Requirement >>
All entries must be repeated exactly; do not include the pictures.

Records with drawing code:

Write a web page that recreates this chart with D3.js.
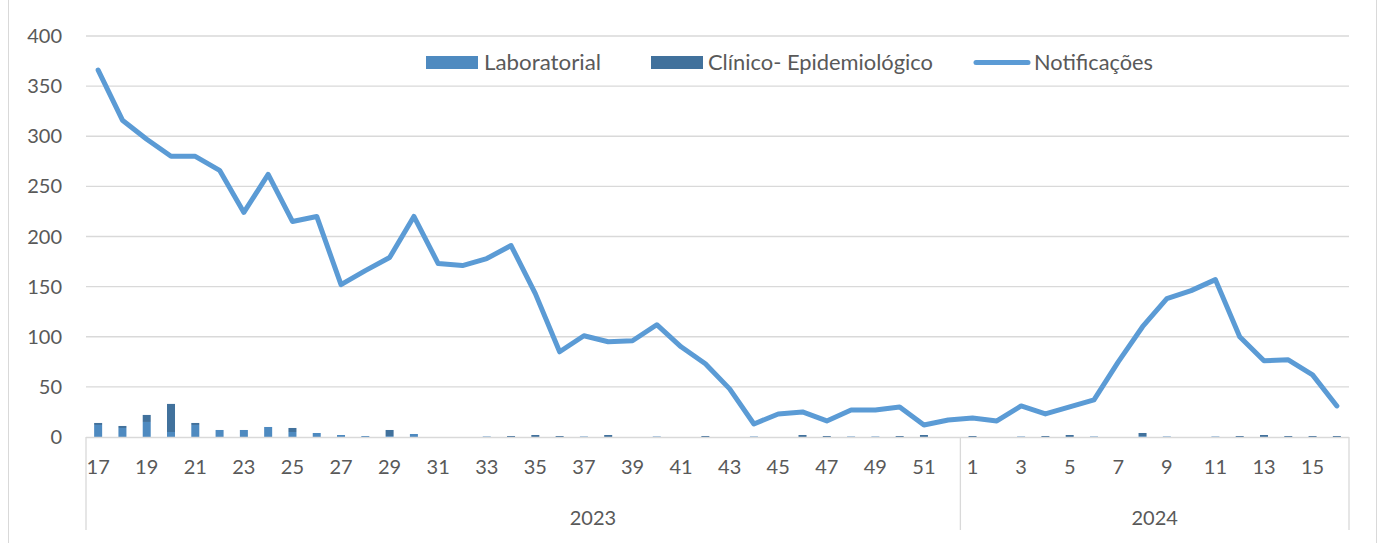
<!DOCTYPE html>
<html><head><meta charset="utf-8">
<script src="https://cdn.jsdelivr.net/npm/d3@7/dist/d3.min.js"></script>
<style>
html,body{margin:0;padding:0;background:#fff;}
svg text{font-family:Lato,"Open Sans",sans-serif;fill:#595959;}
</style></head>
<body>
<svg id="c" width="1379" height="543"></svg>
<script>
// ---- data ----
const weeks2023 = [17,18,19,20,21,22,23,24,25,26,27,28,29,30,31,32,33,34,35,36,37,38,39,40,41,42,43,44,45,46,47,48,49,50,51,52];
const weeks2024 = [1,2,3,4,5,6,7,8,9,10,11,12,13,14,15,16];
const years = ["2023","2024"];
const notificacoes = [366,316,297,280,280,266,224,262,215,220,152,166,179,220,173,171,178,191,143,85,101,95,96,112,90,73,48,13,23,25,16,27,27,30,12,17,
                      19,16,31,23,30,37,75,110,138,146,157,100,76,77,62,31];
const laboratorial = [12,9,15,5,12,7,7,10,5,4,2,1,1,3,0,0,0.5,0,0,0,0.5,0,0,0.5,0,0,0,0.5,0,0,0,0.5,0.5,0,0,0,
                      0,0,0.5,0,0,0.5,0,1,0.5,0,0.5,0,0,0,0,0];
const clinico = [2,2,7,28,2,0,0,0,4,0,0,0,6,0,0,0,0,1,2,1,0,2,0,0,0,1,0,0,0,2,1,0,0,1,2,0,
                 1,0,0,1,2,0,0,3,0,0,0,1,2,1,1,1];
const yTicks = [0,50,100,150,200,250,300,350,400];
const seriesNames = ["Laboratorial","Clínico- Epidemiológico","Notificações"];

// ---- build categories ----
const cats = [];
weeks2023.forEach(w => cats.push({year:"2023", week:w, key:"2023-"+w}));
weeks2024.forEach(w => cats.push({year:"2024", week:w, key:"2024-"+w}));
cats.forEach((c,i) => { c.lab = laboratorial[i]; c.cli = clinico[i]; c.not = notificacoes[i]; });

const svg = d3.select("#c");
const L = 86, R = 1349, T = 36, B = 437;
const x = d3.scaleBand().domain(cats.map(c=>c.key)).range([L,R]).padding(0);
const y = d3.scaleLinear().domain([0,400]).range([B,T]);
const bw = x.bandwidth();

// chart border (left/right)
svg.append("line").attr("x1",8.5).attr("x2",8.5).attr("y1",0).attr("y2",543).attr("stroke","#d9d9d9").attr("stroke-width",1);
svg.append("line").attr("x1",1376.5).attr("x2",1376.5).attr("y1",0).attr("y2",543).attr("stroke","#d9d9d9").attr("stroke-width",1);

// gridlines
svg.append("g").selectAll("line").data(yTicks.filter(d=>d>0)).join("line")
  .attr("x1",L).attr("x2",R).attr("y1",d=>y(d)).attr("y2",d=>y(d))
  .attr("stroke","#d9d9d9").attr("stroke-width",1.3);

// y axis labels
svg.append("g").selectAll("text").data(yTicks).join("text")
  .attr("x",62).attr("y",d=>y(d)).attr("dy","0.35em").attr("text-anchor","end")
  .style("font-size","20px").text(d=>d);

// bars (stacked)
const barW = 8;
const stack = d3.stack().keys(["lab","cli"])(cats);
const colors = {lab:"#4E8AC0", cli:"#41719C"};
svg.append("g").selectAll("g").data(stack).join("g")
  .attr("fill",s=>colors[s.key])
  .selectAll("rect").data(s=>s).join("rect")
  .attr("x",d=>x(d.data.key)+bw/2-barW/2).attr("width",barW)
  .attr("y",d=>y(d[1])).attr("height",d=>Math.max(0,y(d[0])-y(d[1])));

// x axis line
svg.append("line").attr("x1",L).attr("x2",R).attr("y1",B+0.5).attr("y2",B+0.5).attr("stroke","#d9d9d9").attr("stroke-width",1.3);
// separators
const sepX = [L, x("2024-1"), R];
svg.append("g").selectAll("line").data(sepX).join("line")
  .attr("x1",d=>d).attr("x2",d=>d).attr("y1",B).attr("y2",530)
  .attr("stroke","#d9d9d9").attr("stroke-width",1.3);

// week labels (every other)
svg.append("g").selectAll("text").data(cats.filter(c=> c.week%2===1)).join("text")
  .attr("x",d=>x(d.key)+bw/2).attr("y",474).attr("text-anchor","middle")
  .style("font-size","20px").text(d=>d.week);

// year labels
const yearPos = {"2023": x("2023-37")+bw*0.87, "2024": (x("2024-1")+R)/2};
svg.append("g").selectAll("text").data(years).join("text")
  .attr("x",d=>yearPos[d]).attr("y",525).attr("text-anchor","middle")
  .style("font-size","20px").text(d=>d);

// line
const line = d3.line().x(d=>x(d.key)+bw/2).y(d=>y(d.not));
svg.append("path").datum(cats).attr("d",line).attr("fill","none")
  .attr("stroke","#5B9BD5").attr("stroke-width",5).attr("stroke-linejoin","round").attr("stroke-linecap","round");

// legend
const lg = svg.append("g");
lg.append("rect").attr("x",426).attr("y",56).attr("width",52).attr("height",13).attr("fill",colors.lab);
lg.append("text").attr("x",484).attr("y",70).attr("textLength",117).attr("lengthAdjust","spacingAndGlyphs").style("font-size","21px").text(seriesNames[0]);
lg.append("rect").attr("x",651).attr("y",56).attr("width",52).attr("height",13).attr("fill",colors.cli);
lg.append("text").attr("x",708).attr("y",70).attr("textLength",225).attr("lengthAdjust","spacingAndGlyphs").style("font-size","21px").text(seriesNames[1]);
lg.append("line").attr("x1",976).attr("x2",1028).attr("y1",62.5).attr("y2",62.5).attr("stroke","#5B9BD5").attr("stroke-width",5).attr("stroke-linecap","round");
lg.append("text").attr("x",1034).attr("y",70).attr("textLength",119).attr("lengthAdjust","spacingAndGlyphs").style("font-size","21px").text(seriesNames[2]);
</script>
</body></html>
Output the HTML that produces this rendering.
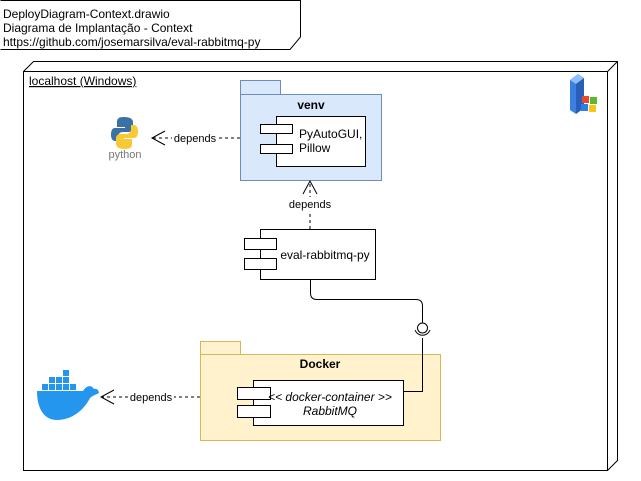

Exercise response >>
Write a web page that recreates this chart with D3.js.
<!DOCTYPE html>
<html><head><meta charset="utf-8">
<script src="https://cdn.jsdelivr.net/npm/d3@7/dist/d3.min.js"></script>
<style>
html,body{margin:0;padding:0;background:#fff;}
svg text{font-family:Lato,"Open Sans",sans-serif;fill:#595959;}
</style></head>
<body>
<svg id="c" width="1379" height="543"></svg>
<script>
// ---- data ----
const weeks2023 = [17,18,19,20,21,22,23,24,25,26,27,28,29,30,31,32,33,34,35,36,37,38,39,40,41,42,43,44,45,46,47,48,49,50,51,52];
const weeks2024 = [1,2,3,4,5,6,7,8,9,10,11,12,13,14,15,16];
const years = ["2023","2024"];
const notificacoes = [366,316,297,280,280,266,224,262,215,220,152,166,179,220,173,171,178,191,143,85,101,95,96,112,90,73,48,13,23,25,16,27,27,30,12,17,
                      19,16,31,23,30,37,75,110,138,146,157,100,76,77,62,31];
const laboratorial = [12,9,15,5,12,7,7,10,5,4,2,1,1,3,0,0,0.5,0,0,0,0.5,0,0,0.5,0,0,0,0.5,0,0,0,0.5,0.5,0,0,0,
                      0,0,0.5,0,0,0.5,0,1,0.5,0,0.5,0,0,0,0,0];
const clinico = [2,2,7,28,2,0,0,0,4,0,0,0,6,0,0,0,0,1,2,1,0,2,0,0,0,1,0,0,0,2,1,0,0,1,2,0,
                 1,0,0,1,2,0,0,3,0,0,0,1,2,1,1,1];
const yTicks = [0,50,100,150,200,250,300,350,400];
const seriesNames = ["Laboratorial","Clínico- Epidemiológico","Notificações"];

// ---- build categories ----
const cats = [];
weeks2023.forEach(w => cats.push({year:"2023", week:w, key:"2023-"+w}));
weeks2024.forEach(w => cats.push({year:"2024", week:w, key:"2024-"+w}));
cats.forEach((c,i) => { c.lab = laboratorial[i]; c.cli = clinico[i]; c.not = notificacoes[i]; });

const svg = d3.select("#c");
const L = 86, R = 1349, T = 36, B = 437;
const x = d3.scaleBand().domain(cats.map(c=>c.key)).range([L,R]).padding(0);
const y = d3.scaleLinear().domain([0,400]).range([B,T]);
const bw = x.bandwidth();

// chart border (left/right)
svg.append("line").attr("x1",8.5).attr("x2",8.5).attr("y1",0).attr("y2",543).attr("stroke","#d9d9d9").attr("stroke-width",1);
svg.append("line").attr("x1",1376.5).attr("x2",1376.5).attr("y1",0).attr("y2",543).attr("stroke","#d9d9d9").attr("stroke-width",1);

// gridlines
svg.append("g").selectAll("line").data(yTicks.filter(d=>d>0)).join("line")
  .attr("x1",L).attr("x2",R).attr("y1",d=>y(d)).attr("y2",d=>y(d))
  .attr("stroke","#d9d9d9").attr("stroke-width",1.3);

// y axis labels
svg.append("g").selectAll("text").data(yTicks).join("text")
  .attr("x",62).attr("y",d=>y(d)).attr("dy","0.35em").attr("text-anchor","end")
  .style("font-size","20px").text(d=>d);

// bars (stacked)
const barW = 8;
const stack = d3.stack().keys(["lab","cli"])(cats);
const colors = {lab:"#4E8AC0", cli:"#41719C"};
svg.append("g").selectAll("g").data(stack).join("g")
  .attr("fill",s=>colors[s.key])
  .selectAll("rect").data(s=>s).join("rect")
  .attr("x",d=>x(d.data.key)+bw/2-barW/2).attr("width",barW)
  .attr("y",d=>y(d[1])).attr("height",d=>Math.max(0,y(d[0])-y(d[1])));

// x axis line
svg.append("line").attr("x1",L).attr("x2",R).attr("y1",B+0.5).attr("y2",B+0.5).attr("stroke","#d9d9d9").attr("stroke-width",1.3);
// separators
const sepX = [L, x("2024-1"), R];
svg.append("g").selectAll("line").data(sepX).join("line")
  .attr("x1",d=>d).attr("x2",d=>d).attr("y1",B).attr("y2",530)
  .attr("stroke","#d9d9d9").attr("stroke-width",1.3);

// week labels (every other)
svg.append("g").selectAll("text").data(cats.filter(c=> c.week%2===1)).join("text")
  .attr("x",d=>x(d.key)+bw/2).attr("y",474).attr("text-anchor","middle")
  .style("font-size","20px").text(d=>d.week);

// year labels
const yearPos = {"2023": x("2023-37")+bw*0.87, "2024": (x("2024-1")+R)/2};
svg.append("g").selectAll("text").data(years).join("text")
  .attr("x",d=>yearPos[d]).attr("y",525).attr("text-anchor","middle")
  .style("font-size","20px").text(d=>d);

// line
const line = d3.line().x(d=>x(d.key)+bw/2).y(d=>y(d.not));
svg.append("path").datum(cats).attr("d",line).attr("fill","none")
  .attr("stroke","#5B9BD5").attr("stroke-width",5).attr("stroke-linejoin","round").attr("stroke-linecap","round");

// legend
const lg = svg.append("g");
lg.append("rect").attr("x",426).attr("y",56).attr("width",52).attr("height",13).attr("fill",colors.lab);
lg.append("text").attr("x",484).attr("y",70).attr("textLength",117).attr("lengthAdjust","spacingAndGlyphs").style("font-size","21px").text(seriesNames[0]);
lg.append("rect").attr("x",651).attr("y",56).attr("width",52).attr("height",13).attr("fill",colors.cli);
lg.append("text").attr("x",708).attr("y",70).attr("textLength",225).attr("lengthAdjust","spacingAndGlyphs").style("font-size","21px").text(seriesNames[1]);
lg.append("line").attr("x1",976).attr("x2",1028).attr("y1",62.5).attr("y2",62.5).attr("stroke","#5B9BD5").attr("stroke-width",5).attr("stroke-linecap","round");
lg.append("text").attr("x",1034).attr("y",70).attr("textLength",119).attr("lengthAdjust","spacingAndGlyphs").style("font-size","21px").text(seriesNames[2]);
</script>
</body></html>
Output the HTML that produces this rendering.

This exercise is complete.